Test Setup

All measurements were performed using two Chroma 6314A mainframes equipped with the following electronic loads: six 63123A [350 W each], one 63102A [100 W x2], and one 63101A [200 W]. The aforementioned equipment is able to deliver 2500 W of load, and all loads are controlled by a custom-made software. We also used a Picoscope 3424 oscilloscope, a Picotech TC-08 thermocouple data logger, a Fluke 175 multimeter, and a Yokogawa WT210 power meter. We also included a wooden box, which, along with some heating elements, was used as a hot box. Finally, we had at our disposal four more oscilloscopes (Rigol 1052E and VS5042, Stingray DS1M12, and a second Picoscope 3424), and a CEM DT-8852 sound level meter. This article will give you more details about our equipment and the review methodology we follow. Finally, we conduct all of our tests at 40°C-45°C ambient in order to simulate with higher accuracy the environment seen inside a typical system, with 40°C-45°C being derived from a standard ambient assumption of 23°C and 17°C-22°C being added for the typical temperature rise within a system.

Primary Rails Voltage Regulation

The following charts show the voltage values of the main rails, recorded over a range from 60 W to the maximum specified load, and the deviation (in percent) for the same load range.

5VSB Regulation

The following chart shows how the 5VSB rail deals with the load we throw at it.

Hold-up Time

Hold-up time is a very important characteristic of a PSU and represents the amount of time, usually measured in milliseconds, that a PSU can maintain output regulations as defined by the ATX spec without input power. In other words, it is the amount of time the system can continue to run without shutting down or rebooting during a power interruption. The ATX spec sets the minimum hold-up time to 16 ms with the maximum continuous output load. In the following screenshot, the blue line is the mains signal and the yellow line is the "Power Good" signal. The latter is de-asserted to a low state when any of the +12V, 5V, or 3.3V output voltages fall below the undervoltage threshold, or after the mains power has been removed for a sufficiently long time to guarantee that the PSU cannot operate anymore.



The hold-up time is much lower than the minimum allowed time the ATX spec ascribes. However, we are pretty sure the Hercules-1600 will easily surpass the 16 ms threshold with more realistic loads in the 1-1.2 kW range.

Inrush Current

Inrush current or switch-on surge refers to the maximum, instantaneous input-current drawn by an electrical device when first turned on. Because of the charging current of the APFC capacitor(s), PSUs produce large inrush-current right as they are turned on.
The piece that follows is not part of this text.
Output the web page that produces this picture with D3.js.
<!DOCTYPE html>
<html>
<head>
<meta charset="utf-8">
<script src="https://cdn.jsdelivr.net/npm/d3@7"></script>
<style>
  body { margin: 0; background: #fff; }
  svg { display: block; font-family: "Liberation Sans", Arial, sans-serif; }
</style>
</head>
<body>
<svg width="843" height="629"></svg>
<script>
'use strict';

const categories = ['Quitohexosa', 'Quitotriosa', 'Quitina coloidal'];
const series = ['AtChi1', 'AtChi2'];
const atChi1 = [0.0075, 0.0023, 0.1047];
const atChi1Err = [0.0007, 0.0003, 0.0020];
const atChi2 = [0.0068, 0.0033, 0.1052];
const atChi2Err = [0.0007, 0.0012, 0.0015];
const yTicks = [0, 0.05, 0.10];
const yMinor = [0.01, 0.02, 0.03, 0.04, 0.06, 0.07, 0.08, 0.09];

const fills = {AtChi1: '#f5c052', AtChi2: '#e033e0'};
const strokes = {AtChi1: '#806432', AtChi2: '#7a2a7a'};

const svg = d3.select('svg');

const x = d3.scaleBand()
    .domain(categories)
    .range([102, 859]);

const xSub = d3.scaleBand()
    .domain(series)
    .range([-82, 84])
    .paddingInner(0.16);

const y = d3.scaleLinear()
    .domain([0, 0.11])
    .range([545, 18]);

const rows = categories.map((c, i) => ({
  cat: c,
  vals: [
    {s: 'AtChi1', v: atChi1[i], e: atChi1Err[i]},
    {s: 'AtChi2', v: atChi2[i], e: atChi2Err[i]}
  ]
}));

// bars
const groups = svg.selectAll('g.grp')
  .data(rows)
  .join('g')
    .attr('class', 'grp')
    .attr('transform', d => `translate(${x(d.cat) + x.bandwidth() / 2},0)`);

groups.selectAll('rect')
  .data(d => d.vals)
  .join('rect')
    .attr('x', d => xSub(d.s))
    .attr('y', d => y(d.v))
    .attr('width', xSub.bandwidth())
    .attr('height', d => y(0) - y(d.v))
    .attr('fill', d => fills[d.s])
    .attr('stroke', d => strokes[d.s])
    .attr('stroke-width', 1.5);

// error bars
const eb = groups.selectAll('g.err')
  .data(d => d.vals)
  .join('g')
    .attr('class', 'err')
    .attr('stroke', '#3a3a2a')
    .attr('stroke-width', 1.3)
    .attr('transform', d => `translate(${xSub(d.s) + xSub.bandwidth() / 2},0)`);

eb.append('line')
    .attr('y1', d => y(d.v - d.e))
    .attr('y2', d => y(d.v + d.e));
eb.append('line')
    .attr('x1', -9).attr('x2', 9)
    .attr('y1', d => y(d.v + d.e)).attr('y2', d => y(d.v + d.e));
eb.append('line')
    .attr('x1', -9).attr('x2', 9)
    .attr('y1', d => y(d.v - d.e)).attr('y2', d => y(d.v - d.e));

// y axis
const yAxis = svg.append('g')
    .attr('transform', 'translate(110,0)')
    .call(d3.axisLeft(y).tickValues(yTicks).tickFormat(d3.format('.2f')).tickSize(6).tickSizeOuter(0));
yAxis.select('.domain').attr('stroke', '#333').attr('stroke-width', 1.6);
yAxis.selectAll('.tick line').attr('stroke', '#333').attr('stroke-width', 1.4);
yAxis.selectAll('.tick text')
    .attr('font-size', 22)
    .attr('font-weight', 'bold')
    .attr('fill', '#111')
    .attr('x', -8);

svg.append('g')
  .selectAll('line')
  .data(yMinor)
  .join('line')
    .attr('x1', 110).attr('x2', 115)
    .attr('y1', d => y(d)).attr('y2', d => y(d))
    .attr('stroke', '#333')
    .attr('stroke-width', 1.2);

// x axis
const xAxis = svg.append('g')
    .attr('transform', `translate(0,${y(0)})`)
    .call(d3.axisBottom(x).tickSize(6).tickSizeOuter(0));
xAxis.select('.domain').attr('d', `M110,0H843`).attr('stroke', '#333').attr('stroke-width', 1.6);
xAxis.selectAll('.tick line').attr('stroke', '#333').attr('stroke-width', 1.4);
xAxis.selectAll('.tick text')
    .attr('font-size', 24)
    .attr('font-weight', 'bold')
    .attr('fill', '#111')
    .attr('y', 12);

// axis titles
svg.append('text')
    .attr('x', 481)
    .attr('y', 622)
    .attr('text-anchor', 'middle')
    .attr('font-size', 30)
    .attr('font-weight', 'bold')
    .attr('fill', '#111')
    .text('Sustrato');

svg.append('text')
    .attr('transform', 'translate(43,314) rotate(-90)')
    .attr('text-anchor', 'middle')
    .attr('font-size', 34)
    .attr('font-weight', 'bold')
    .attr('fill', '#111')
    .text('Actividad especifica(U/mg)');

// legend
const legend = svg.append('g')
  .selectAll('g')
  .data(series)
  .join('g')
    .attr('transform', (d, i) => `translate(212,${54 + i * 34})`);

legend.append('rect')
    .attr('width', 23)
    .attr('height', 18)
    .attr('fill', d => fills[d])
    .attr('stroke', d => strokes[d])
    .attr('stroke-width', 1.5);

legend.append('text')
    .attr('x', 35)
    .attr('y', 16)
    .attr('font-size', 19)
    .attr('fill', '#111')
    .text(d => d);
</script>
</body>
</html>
Large inrush-current can cause the tripping of circuit breakers and fuses and may also damage switches, relays, and bridge rectifiers; as a result, the lower the inrush current of a PSU right as it is turned on, the better.
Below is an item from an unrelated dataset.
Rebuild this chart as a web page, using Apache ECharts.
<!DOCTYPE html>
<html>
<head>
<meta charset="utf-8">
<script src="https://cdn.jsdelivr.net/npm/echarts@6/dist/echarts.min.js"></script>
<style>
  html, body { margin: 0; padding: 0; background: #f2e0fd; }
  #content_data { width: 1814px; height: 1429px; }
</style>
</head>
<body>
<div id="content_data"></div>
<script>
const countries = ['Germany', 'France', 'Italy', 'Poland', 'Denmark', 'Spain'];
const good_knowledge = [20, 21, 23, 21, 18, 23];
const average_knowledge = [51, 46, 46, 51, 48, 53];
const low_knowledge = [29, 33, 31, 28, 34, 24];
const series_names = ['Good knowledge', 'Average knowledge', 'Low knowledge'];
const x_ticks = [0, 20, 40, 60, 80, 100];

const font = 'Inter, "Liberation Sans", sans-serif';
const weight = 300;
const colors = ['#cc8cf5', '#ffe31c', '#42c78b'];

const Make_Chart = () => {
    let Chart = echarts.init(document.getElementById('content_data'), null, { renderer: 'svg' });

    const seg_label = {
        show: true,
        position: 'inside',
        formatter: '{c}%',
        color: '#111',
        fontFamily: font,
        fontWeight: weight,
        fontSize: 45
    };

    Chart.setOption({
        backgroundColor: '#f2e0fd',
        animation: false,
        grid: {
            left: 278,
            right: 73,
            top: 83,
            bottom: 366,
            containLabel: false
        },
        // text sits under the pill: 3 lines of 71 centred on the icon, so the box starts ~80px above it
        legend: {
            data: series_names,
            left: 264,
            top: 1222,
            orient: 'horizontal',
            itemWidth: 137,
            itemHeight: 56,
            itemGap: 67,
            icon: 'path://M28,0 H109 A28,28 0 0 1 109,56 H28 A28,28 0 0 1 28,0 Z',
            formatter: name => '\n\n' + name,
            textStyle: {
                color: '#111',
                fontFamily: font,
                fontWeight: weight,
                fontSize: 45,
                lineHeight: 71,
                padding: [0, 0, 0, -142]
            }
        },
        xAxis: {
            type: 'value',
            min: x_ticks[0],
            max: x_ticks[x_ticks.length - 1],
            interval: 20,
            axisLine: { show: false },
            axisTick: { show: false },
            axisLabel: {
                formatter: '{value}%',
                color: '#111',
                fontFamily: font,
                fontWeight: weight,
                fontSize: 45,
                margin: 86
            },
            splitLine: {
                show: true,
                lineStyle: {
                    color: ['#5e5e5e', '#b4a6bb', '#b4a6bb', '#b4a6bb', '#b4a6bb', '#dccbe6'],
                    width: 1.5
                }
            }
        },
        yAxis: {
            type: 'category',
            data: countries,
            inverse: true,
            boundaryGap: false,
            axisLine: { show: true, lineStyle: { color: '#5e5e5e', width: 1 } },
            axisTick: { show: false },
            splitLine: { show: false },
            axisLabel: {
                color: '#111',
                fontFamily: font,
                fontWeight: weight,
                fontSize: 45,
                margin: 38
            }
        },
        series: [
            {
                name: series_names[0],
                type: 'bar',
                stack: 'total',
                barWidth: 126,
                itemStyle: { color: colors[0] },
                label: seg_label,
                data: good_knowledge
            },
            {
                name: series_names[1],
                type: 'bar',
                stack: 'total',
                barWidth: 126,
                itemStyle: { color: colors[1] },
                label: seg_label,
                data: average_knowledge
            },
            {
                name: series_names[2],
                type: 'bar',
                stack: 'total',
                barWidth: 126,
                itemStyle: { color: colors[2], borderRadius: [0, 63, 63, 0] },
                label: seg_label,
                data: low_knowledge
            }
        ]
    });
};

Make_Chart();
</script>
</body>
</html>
This unit's inrush current is pretty high, though not among the highest we have ever measured, which is obviously a good thing.

Voltage Regulation and Efficiency Measurements

The first set of tests revealed the stability of the voltage rails and the efficiency of the Hercules-1600. The applied load was equal to (approximately) 20%, 40%, 50%, 60%, 80%, 100%, and 110% of the maximum load the PSU can handle. We conducted two additional tests. In the first test, we stressed the two minor rails (5V and 3.3V) with a high load while the load at +12V was only 0.10 A. This test reveals whether the PSU is Haswell ready or not. In the second test, we dialed the maximum load the +12V rail could handle while the load on the minor rails was minimal.

Voltage regulation on +12V rail was pretty good for a unit of such monstrous capacity. It could be much better on the other rails, but what matters the most in a modern unit is its load regulation at +12V. Also, this unit's maximum output power left us speechless, especially because it did so at 48°C. The Hercules-1600 doesn't have the slightest problem operating at incredibly high ambient while delivering crazily high power levels. Here we should note that either the fan profile is really strange or the fan controller in our sample was broken, which is more likely since the fan rotated at the same low speed regardless of load or ambient. Afraid of the unit exploding, we pushed the turbo switch into its "on" position during the full load tests. Though we pushed the PSU really hard, it didn't blow up, nor did its fan spin up past 900 RPM. We think Rosewill and High Power should look into the fan's rotational speeds; however, we must stress that the PSU doesn't need a ton of cooling with loads up to 1.2 kW. Efficiency was to our surprise pretty high, peaking at 92.4% and only dropping significantly during the full load test.

The low PF (Power Factor) reading the Hercules registered will probably not concern residential consumers who only pay for real power (watts), but the PF reading dropped especially low at full load instead of increasing, which is new even to us. The APFC circuit apparently needs to be redesigned to properly deal with this PSU's huge power demands, which would also allow it to form a more efficient current waveform.